Avondale Estates residents present photo of mask quilt to City Commission
Avondale Estates, GA — In the summer of 2020, residents of Avondale Estates made a commemorative quilt from leftover fabric used to make masks during the COVID-19 pandemic.
The quilt was donated to Emory Decatur Hospital and the creators presented a framed photo of the quilt to the Avondale Estates City Commission on June 9 during its first-in person meeting in more than a year. Avondale Estates city commissioners began meeting virtually last year due to the pandemic.
In July 2020, Jane Howe, Melitta Brandt and Christi Granger presented the quilt to the City Commission. The residents organized a group of volunteers who made masks and surgical gowns for Emory Decatur Hospital.
Over 65 Avondale residents helped cut and sew the masks and donated fabric. Avondale residents made made 2,500 masks and over 150 surgical gowns. The group donated an additional 500 masks to nursing homes in the Avondale and Decatur areas, Decaturish previously reported.
Howe began making masks for frontline workers when there was a shortage of masks for healthcare workers in the early months of the COVID-19 pandemic. Brandt, who is a volunteer at Emory Decatur Hospital, made the gowns and also coordinated the sewing effort in Avondale.
The quilt features a variety of rectangles that are the same fabric and about the same size as the masks the volunteers made. Granger designed the quilt and the group commissioned a quilter to do the quilting.
“A quilt is an artistic representation of a specific moment in time. It reflects our heritage and tells a story and our quilt does all of those,” Howe said. “It certainly reflects the moment of COVID-19, the long moment of COVID-19, the history of our ancestors who made quilts and taught us to make quilts, and the story of how one small community can make a difference.”
In total, Avondale residents made about 3,000 masks. The quilt is on display in the lobby of the hospital and will later be hung in a comfort room where overworked healthcare workers can find rest and respite, Howe said.
Another Avondale resident, Michael Wynne, who is a filmmaker, saw a request from Howe on Nextdoor asking for help with a slideshow to document the quilt. He helped document the process and made a short documentary about the quilt called “Finding a Pearl in a Pandemic.” It will be presented in film festivals and is available on demand, Howe said.
During the work session, the City Commission discussed the zoning code adoption schedule. The public hearing and first reading of the zoning code will be held on June 23 and the second reading would be held on July 14.
City staff will incorporate all the changes that were made at the previous City Commission meeting into the document and the document will be posted on the city’s website next week.
Some of those changes included discussion of public art and Commissioner Lisa Shortell appreciated that the addition to the code that the city manager will maintain a list of public art installations that are approved within the zoning code.
Commissioner Dee Merriam raised some concerns about the zoning code. Concerns have been raised during the process from the commissioners about planned unit developments.
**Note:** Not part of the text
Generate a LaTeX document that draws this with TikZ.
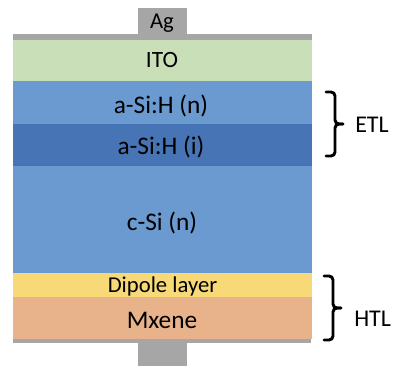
\documentclass[tikz,border=0pt]{standalone}
\usepackage{fontspec}
\setmainfont{Carlito}
\definecolor{agray}{HTML}{A6A6A6}
\definecolor{itog}{HTML}{C9DFB8}
\definecolor{sin}{HTML}{6A9AD0}
\definecolor{sii}{HTML}{4674B5}
\definecolor{dip}{HTML}{F7D978}
\definecolor{mx}{HTML}{E8B28A}
\tikzset{
  lbl/.style={inner sep=0pt, anchor=base, font=\fontsize{19}{21}\selectfont, text=black},
  brc/.style={draw=black, line width=2.2pt, rounded corners=3pt, line cap=round},
}
\begin{document}
\begin{tikzpicture}[x=0.75pt,y=-0.75pt]
\useasboundingbox (0,0) rectangle (396,366);
% contacts
\fill[agray] (138,8) rectangle (187,36);
\fill[agray] (13,34) rectangle (312,40);
\fill[agray] (13,338) rectangle (311,343);
\fill[agray] (138,343) rectangle (187,366);
% layers
\fill[itog] (13,40) rectangle (312,81);
\fill[sin] (13,81) rectangle (312,124);
\fill[sii] (13,124) rectangle (312,166);
\fill[sin] (13,166) rectangle (312,273);
\fill[dip] (13,273) rectangle (312,297);
\fill[mx] (13,297) rectangle (312,339);
% labels
\node[lbl, font=\fontsize{17}{19}\selectfont] (ag) at (162,29) {Ag};
\node[lbl, font=\fontsize{17.5}{19}\selectfont] (ito) at (162,68) {ITO};
\node[lbl] (asin) at (161,114) {a-Si:H (n)};
\node[lbl] (asii) at (161,155) {a-Si:H (i)};
\node[lbl] (csi) at (162,231) {c-Si (n)};
\node[lbl, font=\fontsize{17}{19}\selectfont] (dipl) at (162.5,293) {Dipole layer};
\node[lbl] (mxn) at (162,329) {Mxene};
% braces
\coordinate (e1) at (326,92);
\coordinate (e2) at (326,156);
\coordinate (h1) at (324,276);
\coordinate (h2) at (324,340);
\draw[brc] (e1) -- (335,92) -- (335,124) -- (343,124);
\draw[brc] (343,124) -- (335,124) -- (335,156) -- (e2);
\draw[brc] (h1) -- (333,276) -- (333,308) -- (341,308);
\draw[brc] (341,308) -- (333,308) -- (333,340) -- (h2);
\node[lbl, anchor=base west, font=\fontsize{18}{20}\selectfont] (etl) at (355,133) {ETL};
\node[lbl, anchor=base west, font=\fontsize{18}{20}\selectfont] (htl) at (354,327) {HTL};
\end{tikzpicture}
\end{document}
“I still have some concerns about allowing PUDs in our R-12 and R-24 districts,” Merriam said. “I feel like they’re very well established and that the bar for putting together two acres is pretty low for a PUD and I would hate to see PUDs starting to happen within our current residential, established neighborhoods.”
The PUD provides the city with a safety net for those types of developments that staff can’t envision right now, City Manager Patrick Bryant said at the Feb. 24 City Commission meeting. He assured the board in February these would be a rare occurrence as concerned have been raised regarding PUDs.
PUD applications and projects would be subject to the approval of the City Commission.
Overall, the board was pleased with the zoning code rewrite and look forward to adopting the code in the coming weeks.
“Not only does it meet the goals and objectives of the downtown master plan but it’s economically feasible so that people who choose to develop in our downtown can and do so in a manner that is not as costly or time consuming as it may have been in the past while we get exactly what it was that we’ve asked for,” Fisher said.
— In other business, the groundbreaking for the town green project will be held on June 30 at 4:30 p.m.
The town green project includes the construction of a four-acre park and an interim solution that replaces the commercial development. The park will be located along Highway 278/ North Avondale Road between Oak and Lake Streets.
The original scope of the project included the mixed-use commercial development, but Bryant said at the Feb. 10 City Commission meeting that the commercial element is not feasible at this time. In its place, the developers will create an open-air green space that can be used as for things like food trucks or event platforms.
— Planning for the Fourth of July parade is moving forward. A group of volunteers is planning the event and will be sending out a Signup Genius link this week so that anyone who would like to participate in the parade can sign up, Mayor Jonathan Elmore said.
The group is encouraging everyone to participate and participants can decorate their car, truck, golf car or riding lawn mower, Elmore said.